• [GIVEN INSTRUCTION]:
Beginning with the line that contains "What seaborn and", retype the entries below exactly, ending with the line that contains "import pandas as pd". Leave out any pictures.

• [EXERCISE INPUT]:
····················
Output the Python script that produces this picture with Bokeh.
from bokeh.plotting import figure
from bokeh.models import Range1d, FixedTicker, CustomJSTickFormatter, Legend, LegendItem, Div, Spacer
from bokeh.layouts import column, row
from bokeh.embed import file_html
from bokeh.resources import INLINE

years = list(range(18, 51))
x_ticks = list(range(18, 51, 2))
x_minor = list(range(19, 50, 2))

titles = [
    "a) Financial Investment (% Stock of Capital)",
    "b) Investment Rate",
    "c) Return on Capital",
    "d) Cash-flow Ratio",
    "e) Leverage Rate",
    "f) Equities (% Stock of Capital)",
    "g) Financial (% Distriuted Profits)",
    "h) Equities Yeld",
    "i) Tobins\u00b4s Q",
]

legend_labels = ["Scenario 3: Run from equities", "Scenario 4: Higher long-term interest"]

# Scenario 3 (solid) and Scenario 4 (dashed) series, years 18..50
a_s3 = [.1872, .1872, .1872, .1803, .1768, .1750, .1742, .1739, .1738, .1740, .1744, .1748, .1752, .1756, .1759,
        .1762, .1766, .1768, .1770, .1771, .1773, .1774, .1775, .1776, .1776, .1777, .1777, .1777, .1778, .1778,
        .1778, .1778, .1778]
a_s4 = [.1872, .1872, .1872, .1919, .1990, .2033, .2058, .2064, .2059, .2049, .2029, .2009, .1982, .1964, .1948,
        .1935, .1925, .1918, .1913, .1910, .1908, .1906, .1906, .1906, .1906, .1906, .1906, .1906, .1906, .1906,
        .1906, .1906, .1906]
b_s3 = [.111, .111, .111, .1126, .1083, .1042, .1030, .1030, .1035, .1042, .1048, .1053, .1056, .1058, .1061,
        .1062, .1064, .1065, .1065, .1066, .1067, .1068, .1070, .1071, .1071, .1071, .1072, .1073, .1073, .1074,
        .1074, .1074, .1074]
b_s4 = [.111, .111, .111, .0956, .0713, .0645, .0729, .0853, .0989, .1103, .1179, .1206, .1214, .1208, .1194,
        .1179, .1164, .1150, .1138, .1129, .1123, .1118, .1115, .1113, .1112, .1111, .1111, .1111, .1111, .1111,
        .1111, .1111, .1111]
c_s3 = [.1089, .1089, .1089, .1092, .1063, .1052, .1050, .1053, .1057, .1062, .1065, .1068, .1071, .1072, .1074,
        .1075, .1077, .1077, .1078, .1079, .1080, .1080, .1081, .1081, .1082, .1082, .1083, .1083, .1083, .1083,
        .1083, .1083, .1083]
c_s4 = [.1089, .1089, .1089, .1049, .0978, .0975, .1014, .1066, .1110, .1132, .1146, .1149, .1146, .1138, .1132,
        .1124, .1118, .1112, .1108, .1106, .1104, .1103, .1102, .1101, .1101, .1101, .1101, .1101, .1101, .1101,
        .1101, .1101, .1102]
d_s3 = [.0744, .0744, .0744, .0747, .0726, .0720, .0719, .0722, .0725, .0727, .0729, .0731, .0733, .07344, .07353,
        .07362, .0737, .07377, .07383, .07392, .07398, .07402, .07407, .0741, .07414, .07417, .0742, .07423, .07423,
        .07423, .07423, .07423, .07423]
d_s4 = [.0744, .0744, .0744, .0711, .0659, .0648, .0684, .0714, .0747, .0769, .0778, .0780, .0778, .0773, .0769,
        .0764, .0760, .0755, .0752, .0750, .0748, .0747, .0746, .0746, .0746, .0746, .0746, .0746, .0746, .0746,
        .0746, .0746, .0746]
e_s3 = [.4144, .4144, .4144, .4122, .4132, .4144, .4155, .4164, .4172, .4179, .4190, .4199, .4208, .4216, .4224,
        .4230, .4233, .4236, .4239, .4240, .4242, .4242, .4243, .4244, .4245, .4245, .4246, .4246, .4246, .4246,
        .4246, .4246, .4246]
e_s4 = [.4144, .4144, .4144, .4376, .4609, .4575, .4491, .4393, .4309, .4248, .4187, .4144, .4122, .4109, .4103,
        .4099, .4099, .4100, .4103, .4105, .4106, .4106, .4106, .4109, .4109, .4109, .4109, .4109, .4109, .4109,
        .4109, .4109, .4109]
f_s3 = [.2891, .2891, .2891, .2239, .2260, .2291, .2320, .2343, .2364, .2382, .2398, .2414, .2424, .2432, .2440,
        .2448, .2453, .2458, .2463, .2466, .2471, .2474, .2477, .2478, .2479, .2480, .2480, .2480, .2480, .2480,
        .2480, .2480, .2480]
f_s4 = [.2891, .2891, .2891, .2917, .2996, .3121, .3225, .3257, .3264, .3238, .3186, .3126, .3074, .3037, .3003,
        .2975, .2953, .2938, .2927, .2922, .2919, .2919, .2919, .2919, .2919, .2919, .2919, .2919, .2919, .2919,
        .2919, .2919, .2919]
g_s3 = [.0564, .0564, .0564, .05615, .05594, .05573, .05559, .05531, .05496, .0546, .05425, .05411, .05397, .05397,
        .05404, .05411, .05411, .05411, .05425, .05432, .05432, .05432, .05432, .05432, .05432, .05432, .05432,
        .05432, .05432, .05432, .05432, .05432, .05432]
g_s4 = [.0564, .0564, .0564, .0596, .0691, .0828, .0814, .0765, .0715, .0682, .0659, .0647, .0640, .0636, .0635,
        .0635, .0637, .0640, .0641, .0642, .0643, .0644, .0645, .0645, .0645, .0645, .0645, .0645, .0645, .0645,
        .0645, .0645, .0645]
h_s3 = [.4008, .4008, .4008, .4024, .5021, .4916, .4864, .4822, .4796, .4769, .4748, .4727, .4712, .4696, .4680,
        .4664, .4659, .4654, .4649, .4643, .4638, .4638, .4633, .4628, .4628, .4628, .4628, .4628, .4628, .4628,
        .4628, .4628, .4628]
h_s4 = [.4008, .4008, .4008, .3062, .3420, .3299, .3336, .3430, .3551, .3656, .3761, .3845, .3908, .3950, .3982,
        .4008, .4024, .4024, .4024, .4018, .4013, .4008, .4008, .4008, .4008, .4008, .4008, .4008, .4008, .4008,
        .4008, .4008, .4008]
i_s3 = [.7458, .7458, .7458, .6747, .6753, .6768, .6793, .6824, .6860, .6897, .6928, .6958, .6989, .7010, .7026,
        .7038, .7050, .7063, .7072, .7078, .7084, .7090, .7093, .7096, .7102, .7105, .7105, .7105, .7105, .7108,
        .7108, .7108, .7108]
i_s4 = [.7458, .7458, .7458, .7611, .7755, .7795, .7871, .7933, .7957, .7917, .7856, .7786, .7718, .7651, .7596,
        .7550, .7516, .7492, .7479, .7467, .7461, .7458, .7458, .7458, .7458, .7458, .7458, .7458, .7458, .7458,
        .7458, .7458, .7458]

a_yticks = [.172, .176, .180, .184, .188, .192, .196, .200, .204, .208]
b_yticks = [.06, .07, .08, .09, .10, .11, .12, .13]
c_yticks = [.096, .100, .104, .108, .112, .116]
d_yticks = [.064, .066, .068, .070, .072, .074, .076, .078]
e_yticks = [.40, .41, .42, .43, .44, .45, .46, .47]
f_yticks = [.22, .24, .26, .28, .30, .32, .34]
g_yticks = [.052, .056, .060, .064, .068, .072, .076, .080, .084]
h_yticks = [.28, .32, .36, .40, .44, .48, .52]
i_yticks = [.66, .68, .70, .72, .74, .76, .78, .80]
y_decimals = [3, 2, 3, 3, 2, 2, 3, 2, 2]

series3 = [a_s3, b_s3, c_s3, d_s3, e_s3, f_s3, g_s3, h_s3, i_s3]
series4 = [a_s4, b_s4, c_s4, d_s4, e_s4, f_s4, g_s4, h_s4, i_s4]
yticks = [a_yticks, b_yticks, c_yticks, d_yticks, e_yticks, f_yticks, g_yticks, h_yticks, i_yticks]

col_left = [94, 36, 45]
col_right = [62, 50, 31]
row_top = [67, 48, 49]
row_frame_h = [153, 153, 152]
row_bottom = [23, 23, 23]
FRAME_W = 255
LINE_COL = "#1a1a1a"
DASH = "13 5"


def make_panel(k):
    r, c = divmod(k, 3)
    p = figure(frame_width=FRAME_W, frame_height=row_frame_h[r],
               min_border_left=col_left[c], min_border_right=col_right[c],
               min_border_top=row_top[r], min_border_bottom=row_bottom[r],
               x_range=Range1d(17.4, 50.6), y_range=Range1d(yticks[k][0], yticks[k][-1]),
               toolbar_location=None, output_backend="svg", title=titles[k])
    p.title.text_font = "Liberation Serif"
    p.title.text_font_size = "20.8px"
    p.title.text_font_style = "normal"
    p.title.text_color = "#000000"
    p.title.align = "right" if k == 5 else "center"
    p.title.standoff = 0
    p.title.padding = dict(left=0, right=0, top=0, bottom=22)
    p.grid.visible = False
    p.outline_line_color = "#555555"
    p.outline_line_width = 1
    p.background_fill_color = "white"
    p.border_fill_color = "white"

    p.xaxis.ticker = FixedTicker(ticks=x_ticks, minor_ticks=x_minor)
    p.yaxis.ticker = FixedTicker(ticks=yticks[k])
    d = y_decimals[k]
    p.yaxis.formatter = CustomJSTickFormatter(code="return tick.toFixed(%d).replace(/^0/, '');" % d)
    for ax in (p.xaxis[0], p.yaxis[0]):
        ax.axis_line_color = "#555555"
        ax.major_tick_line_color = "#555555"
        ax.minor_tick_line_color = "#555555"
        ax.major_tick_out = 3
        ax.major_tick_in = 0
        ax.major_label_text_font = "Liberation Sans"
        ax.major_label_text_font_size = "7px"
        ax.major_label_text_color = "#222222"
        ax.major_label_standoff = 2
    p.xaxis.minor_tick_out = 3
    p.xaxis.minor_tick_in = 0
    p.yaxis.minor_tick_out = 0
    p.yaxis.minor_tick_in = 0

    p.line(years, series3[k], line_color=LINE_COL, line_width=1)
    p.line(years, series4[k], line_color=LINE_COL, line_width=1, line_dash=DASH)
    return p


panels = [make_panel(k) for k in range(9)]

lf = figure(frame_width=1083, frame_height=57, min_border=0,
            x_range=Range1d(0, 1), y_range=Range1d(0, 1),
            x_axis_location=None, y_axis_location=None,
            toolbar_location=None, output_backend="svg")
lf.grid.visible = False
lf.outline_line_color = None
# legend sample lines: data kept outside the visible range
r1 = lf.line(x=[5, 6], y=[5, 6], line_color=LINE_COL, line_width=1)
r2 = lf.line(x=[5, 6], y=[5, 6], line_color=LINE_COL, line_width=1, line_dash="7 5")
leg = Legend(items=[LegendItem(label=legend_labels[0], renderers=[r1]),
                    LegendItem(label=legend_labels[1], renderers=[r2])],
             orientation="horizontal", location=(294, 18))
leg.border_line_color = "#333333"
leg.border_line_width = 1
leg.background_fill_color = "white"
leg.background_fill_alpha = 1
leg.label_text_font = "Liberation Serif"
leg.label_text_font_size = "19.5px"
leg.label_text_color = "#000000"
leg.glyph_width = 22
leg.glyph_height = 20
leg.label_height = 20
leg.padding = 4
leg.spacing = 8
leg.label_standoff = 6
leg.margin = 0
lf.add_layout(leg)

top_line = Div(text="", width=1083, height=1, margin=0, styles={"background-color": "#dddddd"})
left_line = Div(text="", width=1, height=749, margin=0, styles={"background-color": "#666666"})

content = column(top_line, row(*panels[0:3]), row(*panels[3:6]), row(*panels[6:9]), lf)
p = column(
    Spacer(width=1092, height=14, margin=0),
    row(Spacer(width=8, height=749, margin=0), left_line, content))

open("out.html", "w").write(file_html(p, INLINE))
····················
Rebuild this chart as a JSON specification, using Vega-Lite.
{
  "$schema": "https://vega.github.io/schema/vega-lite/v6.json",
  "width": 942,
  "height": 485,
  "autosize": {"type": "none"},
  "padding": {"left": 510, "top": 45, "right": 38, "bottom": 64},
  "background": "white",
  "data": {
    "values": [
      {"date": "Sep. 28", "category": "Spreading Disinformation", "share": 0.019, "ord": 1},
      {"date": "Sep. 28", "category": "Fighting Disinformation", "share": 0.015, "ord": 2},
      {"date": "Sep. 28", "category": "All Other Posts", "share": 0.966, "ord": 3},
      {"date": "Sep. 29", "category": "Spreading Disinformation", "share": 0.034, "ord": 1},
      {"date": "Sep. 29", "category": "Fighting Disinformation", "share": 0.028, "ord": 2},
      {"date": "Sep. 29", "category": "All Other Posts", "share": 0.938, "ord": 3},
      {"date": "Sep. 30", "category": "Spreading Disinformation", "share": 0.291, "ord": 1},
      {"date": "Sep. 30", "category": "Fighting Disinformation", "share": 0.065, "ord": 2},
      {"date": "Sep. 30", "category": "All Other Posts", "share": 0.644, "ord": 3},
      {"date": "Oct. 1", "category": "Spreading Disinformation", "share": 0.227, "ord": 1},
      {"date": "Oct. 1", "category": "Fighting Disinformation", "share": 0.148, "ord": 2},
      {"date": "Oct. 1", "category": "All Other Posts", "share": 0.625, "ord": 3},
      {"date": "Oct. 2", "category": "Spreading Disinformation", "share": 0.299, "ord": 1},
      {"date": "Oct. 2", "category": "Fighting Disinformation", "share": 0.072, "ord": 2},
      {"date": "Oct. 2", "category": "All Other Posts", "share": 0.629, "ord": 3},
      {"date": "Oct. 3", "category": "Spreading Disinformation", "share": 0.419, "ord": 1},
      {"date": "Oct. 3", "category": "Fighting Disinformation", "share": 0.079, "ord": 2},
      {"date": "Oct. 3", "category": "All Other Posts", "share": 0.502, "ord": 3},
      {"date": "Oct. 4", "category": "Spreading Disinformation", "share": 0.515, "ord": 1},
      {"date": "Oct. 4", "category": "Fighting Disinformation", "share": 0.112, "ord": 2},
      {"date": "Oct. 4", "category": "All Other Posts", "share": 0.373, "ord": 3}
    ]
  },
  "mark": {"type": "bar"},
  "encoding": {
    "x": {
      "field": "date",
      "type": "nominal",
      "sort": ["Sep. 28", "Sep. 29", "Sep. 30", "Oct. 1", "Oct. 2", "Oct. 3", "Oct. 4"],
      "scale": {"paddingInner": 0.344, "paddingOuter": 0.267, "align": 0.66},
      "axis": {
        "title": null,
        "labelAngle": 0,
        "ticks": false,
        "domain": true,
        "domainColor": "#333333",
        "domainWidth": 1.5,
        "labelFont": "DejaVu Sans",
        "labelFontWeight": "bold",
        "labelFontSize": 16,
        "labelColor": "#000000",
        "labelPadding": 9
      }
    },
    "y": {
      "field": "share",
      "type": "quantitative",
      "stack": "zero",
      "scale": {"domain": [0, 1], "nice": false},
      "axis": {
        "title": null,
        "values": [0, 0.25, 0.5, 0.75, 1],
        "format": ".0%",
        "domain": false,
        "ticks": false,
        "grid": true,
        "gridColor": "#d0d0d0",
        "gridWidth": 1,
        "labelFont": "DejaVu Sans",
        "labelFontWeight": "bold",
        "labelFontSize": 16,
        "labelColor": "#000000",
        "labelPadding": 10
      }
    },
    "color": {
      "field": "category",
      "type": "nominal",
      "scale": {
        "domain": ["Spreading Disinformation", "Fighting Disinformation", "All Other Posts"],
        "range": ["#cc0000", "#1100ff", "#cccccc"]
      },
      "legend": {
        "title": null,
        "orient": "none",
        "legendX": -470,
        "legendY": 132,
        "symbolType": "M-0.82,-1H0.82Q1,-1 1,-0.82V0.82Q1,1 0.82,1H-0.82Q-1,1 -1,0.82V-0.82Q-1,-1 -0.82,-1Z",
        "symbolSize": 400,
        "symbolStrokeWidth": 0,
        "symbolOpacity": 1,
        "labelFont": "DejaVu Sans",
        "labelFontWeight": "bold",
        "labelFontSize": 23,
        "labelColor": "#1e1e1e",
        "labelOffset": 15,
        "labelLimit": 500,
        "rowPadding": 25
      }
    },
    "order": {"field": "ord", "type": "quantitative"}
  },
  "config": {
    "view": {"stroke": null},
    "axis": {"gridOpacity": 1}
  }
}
····················
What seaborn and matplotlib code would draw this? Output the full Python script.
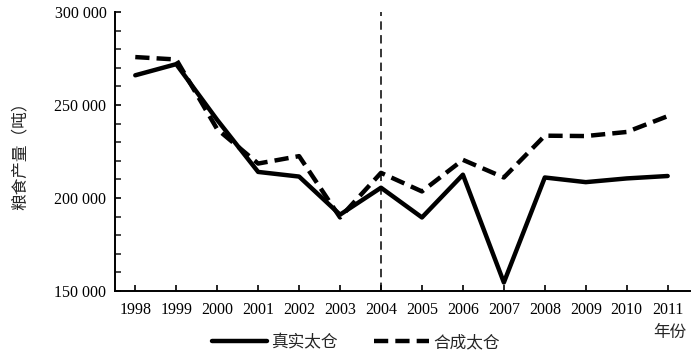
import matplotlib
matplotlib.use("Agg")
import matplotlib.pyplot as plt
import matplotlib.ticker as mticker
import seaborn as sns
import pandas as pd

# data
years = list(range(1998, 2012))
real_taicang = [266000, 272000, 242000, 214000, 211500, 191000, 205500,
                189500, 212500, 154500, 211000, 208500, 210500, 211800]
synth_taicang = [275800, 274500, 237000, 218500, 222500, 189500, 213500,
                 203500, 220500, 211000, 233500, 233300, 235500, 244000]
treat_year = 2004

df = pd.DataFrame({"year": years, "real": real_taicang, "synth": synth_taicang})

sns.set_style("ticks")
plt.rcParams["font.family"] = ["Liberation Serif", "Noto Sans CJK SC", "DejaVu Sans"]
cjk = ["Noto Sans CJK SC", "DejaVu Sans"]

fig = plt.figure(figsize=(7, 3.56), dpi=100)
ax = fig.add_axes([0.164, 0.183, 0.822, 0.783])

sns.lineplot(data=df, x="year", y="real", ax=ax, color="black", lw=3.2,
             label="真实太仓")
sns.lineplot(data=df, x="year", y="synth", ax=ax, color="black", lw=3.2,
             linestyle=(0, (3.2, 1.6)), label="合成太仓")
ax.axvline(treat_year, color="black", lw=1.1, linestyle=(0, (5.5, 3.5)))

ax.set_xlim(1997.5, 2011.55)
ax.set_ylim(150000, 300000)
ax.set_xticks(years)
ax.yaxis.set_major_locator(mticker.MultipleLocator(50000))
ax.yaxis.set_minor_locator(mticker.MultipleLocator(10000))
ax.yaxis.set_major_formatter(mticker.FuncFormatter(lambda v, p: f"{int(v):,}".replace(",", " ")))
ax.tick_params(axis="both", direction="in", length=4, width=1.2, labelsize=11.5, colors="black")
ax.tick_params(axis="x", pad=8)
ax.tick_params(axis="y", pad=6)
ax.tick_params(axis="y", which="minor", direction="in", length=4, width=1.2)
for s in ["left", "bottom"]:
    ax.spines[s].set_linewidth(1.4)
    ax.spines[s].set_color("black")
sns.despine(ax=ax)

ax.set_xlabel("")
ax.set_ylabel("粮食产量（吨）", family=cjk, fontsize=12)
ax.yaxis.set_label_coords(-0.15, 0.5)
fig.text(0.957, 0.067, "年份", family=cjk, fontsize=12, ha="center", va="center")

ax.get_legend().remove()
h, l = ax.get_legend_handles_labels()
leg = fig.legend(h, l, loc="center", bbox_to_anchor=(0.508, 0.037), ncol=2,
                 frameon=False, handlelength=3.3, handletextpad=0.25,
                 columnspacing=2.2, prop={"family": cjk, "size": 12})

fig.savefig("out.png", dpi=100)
····················
• [RIGHT ANSWER]:
What seaborn and matplotlib code would draw this? Output the full Python script.
import matplotlib
matplotlib.use("Agg")
import matplotlib.pyplot as plt
import matplotlib.ticker as mticker
import seaborn as sns
import pandas as pd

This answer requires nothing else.